Azad was married to Poonam, who was a politician and a member of Aam Aadmi Party, and later Indian National Congress. Poonam died on 2 September 2024. They had two sons, Suryavardan and Somyavardhan. His elder son Suryavardhan has played for the Delhi Under-17s, Under-19s and Under-22s, while his younger son Somyavardhan has played the for Delhi Under-15s and Under-17s.

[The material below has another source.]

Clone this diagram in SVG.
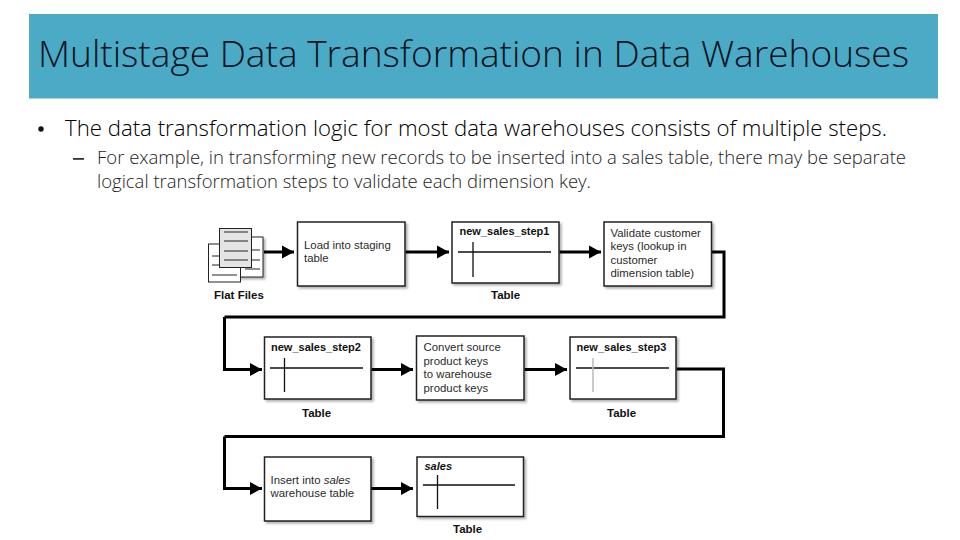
<svg xmlns="http://www.w3.org/2000/svg" width="960" height="540" viewBox="0 0 960 540">
<style>
.ui{font-family:"Open Sans","Noto Sans",sans-serif;font-weight:300}
.lb{font-family:"Liberation Sans",Arial,sans-serif;font-size:11.4px;fill:#2a2a2a}
.b{font-weight:700;fill:#111;font-size:11px}
.t{font-size:11.500px}
.box{fill:#fff;stroke:#222;stroke-width:1.5;filter:url(#sh)}
.th{stroke:#111;stroke-width:1.3;fill:none}
.c{fill:none;stroke:#000;stroke-width:3;marker-end:url(#a)}
.n{fill:none;stroke:#000;stroke-width:3}
.rule{stroke:#222;stroke-width:1}
</style>
<defs>
<filter id="sh" x="-10%" y="-10%" width="125%" height="125%"><feDropShadow dx="2" dy="2" stdDeviation="1" flood-color="#000" flood-opacity="0.3"/></filter>
<marker id="a" markerUnits="userSpaceOnUse" markerWidth="13" markerHeight="14" refX="12" refY="7" orient="auto"><path d="M0,0.500L12,7L0,13.500Z" fill="#000"/></marker>
</defs>
<rect width="960" height="540" fill="#fff"/>
<g id="header"><rect x="29" y="14" width="909" height="84.500" fill="#4babc6"/>
<text class="ui" x="38" y="67" font-size="37" fill="#06121c" textLength="871" lengthAdjust="spacingAndGlyphs">Multistage Data Transformation in Data Warehouses</text></g>
<g id="bullets">
<circle cx="41" cy="129" r="2.700" fill="#111"/>
<text class="ui" x="65" y="136" font-size="22.500" fill="#000" textLength="822" lengthAdjust="spacingAndGlyphs">The data transformation logic for most data warehouses consists of multiple steps.</text>
<rect x="73" y="158" width="11" height="1.800" fill="#333"/>
<text class="ui" x="97" y="164" font-size="18.500" fill="#1c1c1c" textLength="809" lengthAdjust="spacingAndGlyphs">For example, in transforming new records to be inserted into a sales table, there may be separate</text>
<text class="ui" x="97" y="188" font-size="18.500" fill="#1c1c1c" textLength="494" lengthAdjust="spacingAndGlyphs">logical transformation steps to validate each dimension key.</text>
</g>
<g id="connectors">
<path class="c" d="M264,252H294"/>
<path class="c" d="M405.500,252H449"/>
<path class="c" d="M559.500,252H601"/>
<path class="n" d="M712,252H724V317H224.500"/>
<path class="c" d="M224.500,317V369.500H262"/>
<path class="c" d="M371.500,369.500H413"/>
<path class="c" d="M524.500,369.500H567"/>
<path class="n" d="M676.500,369H723.500V436.500H224.500"/>
<path class="c" d="M224.500,436.500V488.500H262"/>
<path class="c" d="M371,488.500H413"/>
</g>
<g id="flat-files">
<rect x="224" y="237" width="39" height="40" fill="#fff" stroke="#222" style="filter:url(#sh)"/>
<path class="rule" d="M245,250H260M245,260H260M245,269H260"/>
<rect x="208.500" y="244" width="32" height="38" fill="#fff" stroke="#222"/>
<path class="rule" d="M212,256H237M212,265H237M212,275H237"/>
<rect x="219.500" y="228.500" width="32" height="39" fill="#e4e4e4" stroke="#222"/>
<path class="rule" d="M224,232H248M224,241H248M224,251H248M224,260H248"/>
<text class="lb b t" x="214" y="299">Flat Files</text>
</g>
<g id="load"><rect class="box" x="297.500" y="222" width="107.500" height="64"/>
<text class="lb" x="304" y="249">Load into staging</text><text class="lb" x="304" y="262">table</text></g>
<g id="step1"><rect class="box" x="452" y="222" width="107" height="61"/>
<text class="lb b" x="459.500" y="235">new_sales_step1</text>
<path class="th" d="M458,252H551M473,242V277"/>
<text class="lb b t" x="491" y="299">Table</text></g>
<g id="validate"><rect class="box" x="604" y="222" width="107.500" height="64"/>
<text class="lb" x="610.500" y="237">Validate customer</text><text class="lb" x="610.500" y="250">keys (lookup in</text><text class="lb" x="610.500" y="264">customer</text><text class="lb" x="610.500" y="277">dimension table)</text></g>
<g id="step2"><rect class="box" x="264.500" y="337" width="106.500" height="62"/>
<text class="lb b" x="271" y="351">new_sales_step2</text>
<path class="th" d="M270,368H363M284.500,358V392"/>
<text class="lb b t" x="302" y="417">Table</text></g>
<g id="convert"><rect class="box" x="416.500" y="336" width="107.500" height="64"/>
<text class="lb" x="423.500" y="351">Convert source</text><text class="lb" x="423.500" y="365">product keys</text><text class="lb" x="423.500" y="378">to warehouse</text><text class="lb" x="423.500" y="392">product keys</text></g>
<g id="step3"><rect class="box" x="570" y="337" width="106" height="62"/>
<text class="lb b" x="576.500" y="351">new_sales_step3</text>
<path class="th" d="M576,368H669"/><path d="M593,358V392" stroke="#bbb" stroke-width="1.500"/>
<text class="lb b t" x="607" y="417">Table</text></g>
<g id="insert"><rect class="box" x="264.500" y="457" width="106.500" height="64"/>
<text class="lb" x="270.500" y="484">Insert into <tspan font-style="italic">sales</tspan></text><text class="lb" x="270.500" y="497">warehouse table</text></g>
<g id="sales"><rect class="box" x="417" y="457" width="106.500" height="59.500"/>
<text class="lb b" x="424.500" y="470" font-style="italic">sales</text>
<path class="th" d="M423,485H515M437.500,475V509"/>
<text class="lb b t" x="453" y="533">Table</text></g>
</svg>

Former IPS officer and ex-Information Commissioner Yashovardhan Azad is his elder brother.

==Views on IPL==

Following a 2012 sting operation on players of the Indian Premier League (IPL), Azad came out in opposition of the tournament and demanded that it be banned.
Speaking about the Indian T20 team, he reportedly alleged that the players played for self rather than the country. He further said that he felt agitated and ashamed to be associated with the BCCI in the wake of the IPL controversy.

== Controversy ==
In December 2025, during the winter session of the Lok Sabha, BJP MP Anurag Thakur alleged—without naming anyone—that a Trinamool Congress MP had used an e-cigarette inside the Parliament House. The allegation triggered sharp political controversy, which intensified after a video surfaced showing TMC MP Kirti Azad holding and inhaling an object. Notably, smoking is strictly prohibited inside Parliament, and e-cigarettes have been completely banned in India since 2019, with penalties including fines and imprisonment.

===2026 MPs Rebellion===
Following the 2026 Assembly Elections, 20 out of the 28 Members of Parliament from Trinamool Congress decided to leave Mamata Banerjee and the Trinamool Congress. They formed a new group and decided to merge with a relatively little known National Party, the Nationalist Citizen Party of India and presented a representation in this regards to Lok Sabha Speaker Om Birla on 14 June 2026.

After this major split in the Trinamool Congress, only 8 Lok Sabha MPs remained loyal to Mamata Banerjee. The loyalist MPs included Abhishek Banerjee, Mahua Moitra, Sougata Roy, Kalyan Banerjee, Kirti Azad, Pratima Mondal and Sajda Ahmed.

The event is still unfolding.

==In popular culture==
Azad played himself in the lead role of the 2019 Indian film Kirket. The 2021 Indian film 83, which is based on India's World Cup win, featured Dinker Sharma portraying Azad's character.